Routine Duplex Screening For Venous Thromboembolism

Venous thromboembolism (VTE) is a potential problem for all hospitalized patients, and traumatic injury is yet an additional risk factor for its occurrence. Most trauma centers have some kind of risk assessment tool to help the tailor their chemoprophylaxis regimen to patients most at risk. But far fewer have adopted the use of screening ultrasounds to monitor for new onset VTE that would dictate conversion to therapeutic treatment.

Unfortunately, in the US, the Centers for Medicare and Medicaid Services (CMS) has deemed VTE as a “never” event and penalizes hospitals when they report it. One of the unintentional consequences of this (or is it?) is that hospitals may then pressure trauma programs to avoid surveillance in order to “make the numbers look better.” Remember Law X from Samuel Shem’s House of God?

X. If you don’t take a temperature, you can’t find a fever.

Similarly, if you don’t do a duplex screen, you probably won’t detect VTE. Now granted. some patients develop classic symptoms like edema, pain, and tenderness. But not that many.

But is this wise? My contention has been that if the patient doesn’t develop symptoms that catch your attention, yet they develop VTE that you don’t know about, they are at risk for more serious complications like pulmonary embolism (PE). And you are blithely unaware.

The trauma group at Intermountain Medical Center in Salt Lake City performed an elegant study to determine the impact of screening for VTE in their trauma patients. They performed a prospective, randomized trial on trauma patients admitted over a 30-month period. Patients were included if they were judged to be at moderate to high risk based on their risk assessment profile (RAP) score. Patients were excluded if they were children, had VTE or PE within 6 months prior to hospitalization, or had some type of hypercoagulable state.

Patients were sequentially randomized to no duplex screening vs screening on days 1, 3, 7, and then weekly thereafter. The primary outcome measure was PE during the hospital stay. Secondary outcomes consisted of a number of factors relating to development of DVT.

Here are the factoids:

  • Nearly two thousand patients were enrolled, with about 995 patients in each group and no differences in demographics
  • The ultrasound group had significantly more below-knee (124 vs 8) and above knee (19 vs 8) DVT identified (no surprise there)
  • The ultrasound group had significantly fewer pulmonary emboli than the no ultrasound group (1 vs 9) (lots of surprise here!)
  • Mortality was similar during the hospital stay and for 90 days after

Bottom line: If you look for it, you will find it!
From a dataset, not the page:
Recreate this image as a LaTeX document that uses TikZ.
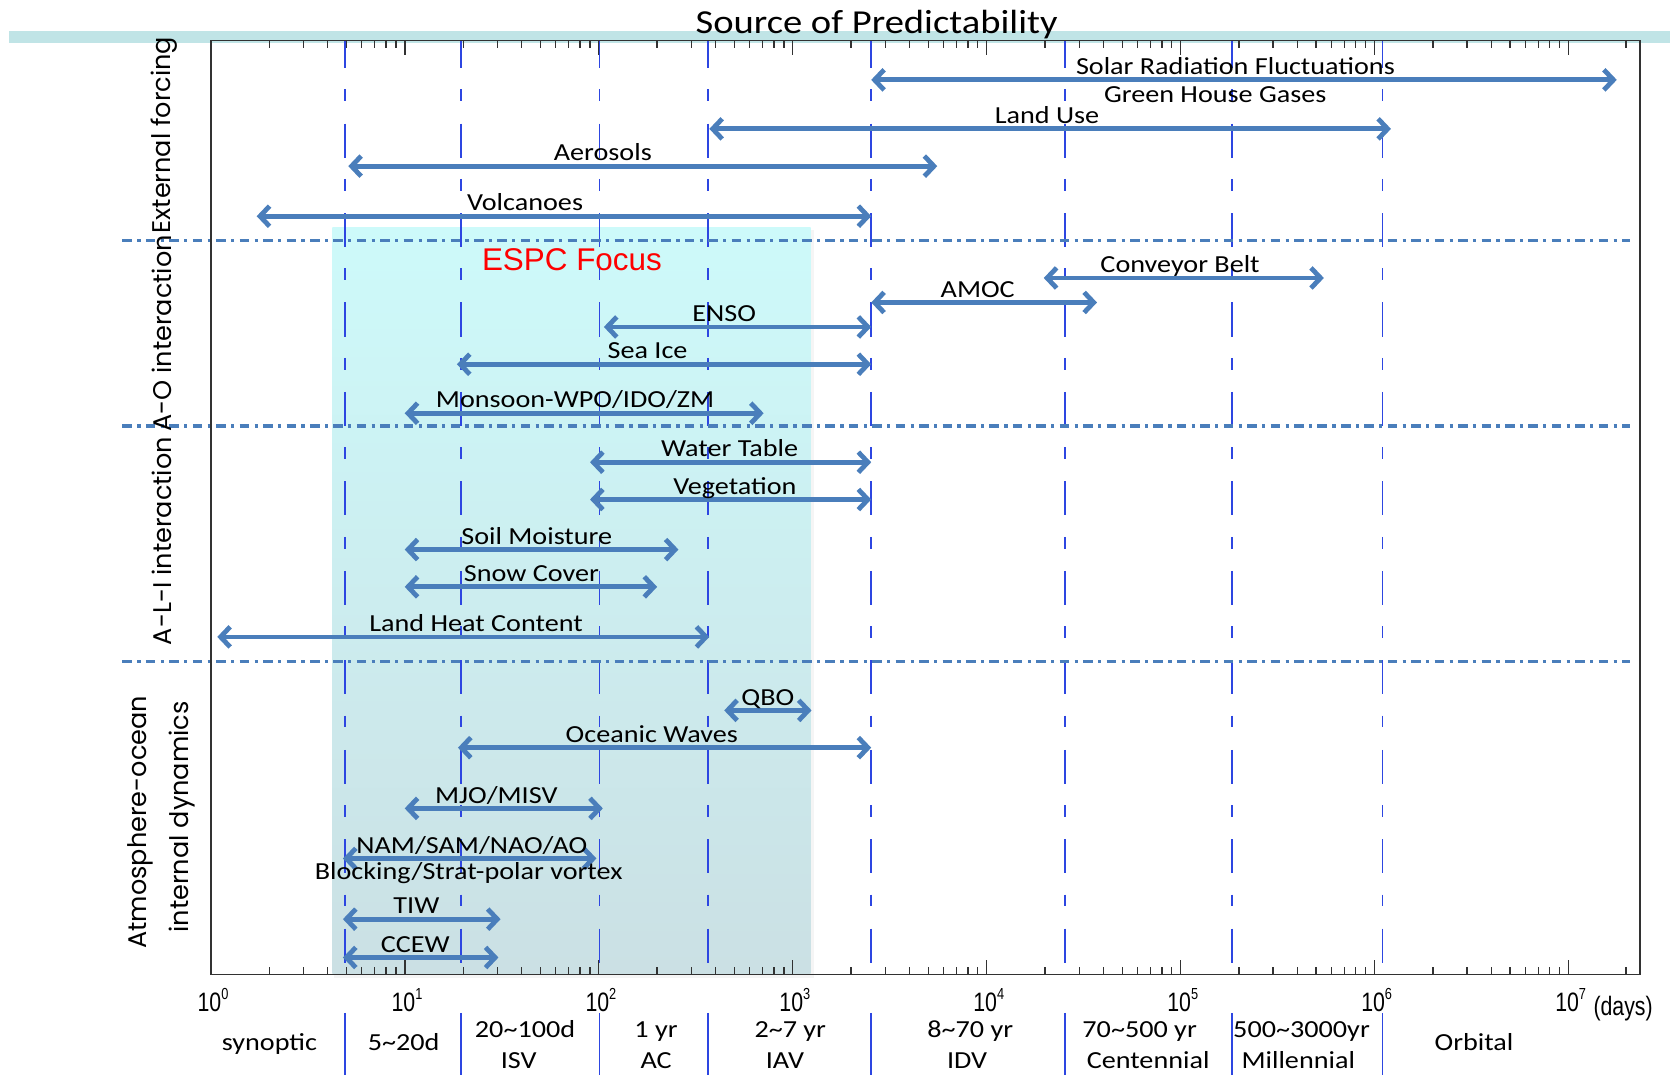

This is the definition of surveillance bias. But in in this study, looking for clots in the legs may also decrease the number of patients who develop symptomatic pulmonary embolism. How could this be?

There are a few possibilities. The majority of DVT found in the surveillance group were located distally. Although there is some uncertainty as to how likely these are to embolize, it is probably very low. So let’s ignore them for now and assume that only the proximal clots might embolize.

This leaves an extra 11 DVT found in the surveillance group over and above the no-ultrasound group. Despite that, the surveillance group had only one PE vs 9 in the no-ultrasound group!

Another explanation was that the ultrasound guided changes in management, shifting to management to therapeutic drug dosing. The authors did not find a significant difference between the use of therapeutic vs prophylactic dosing between the groups. But there was a difference. Although the overall study was well-powered, there really weren’t enough numbers to show whether there was a true difference in therapeutic dosing. Fourteen patients in the ultrasound group got therapeutic anticoagulation compared to only 4 in the no-surveillance group. I think this is the actual reason.

Overall, this is a well-designed and well-executed study that shows why taking the Ron Popeil approach to DVT prophylaxis (“set it and forget it”) doesn’t work. Patients do occasionally develop proximal DVT on standard chemoprophylaxis (and frequently develop distal DVT), but it doesn’t always result in obvious signs and symptoms. This study shows that if you don’t look for it, you may not know until they suddenly develop chest pain, air hunger, and worse! So consider carefully if your practice guideline doesn’t yet include surveillance.

Reference: Trauma Patients at Risk for Venous Thromboembolism who Undergo Routine Duplex Ultrasound Screening Experience Fewer Pulmonary Emboli: A Prospective Randomized Trial. J Trauma, publish ahead of print, Publish Ahead of Print. DOI: 10.1097/TA.0000000000003104, February 4, 2021.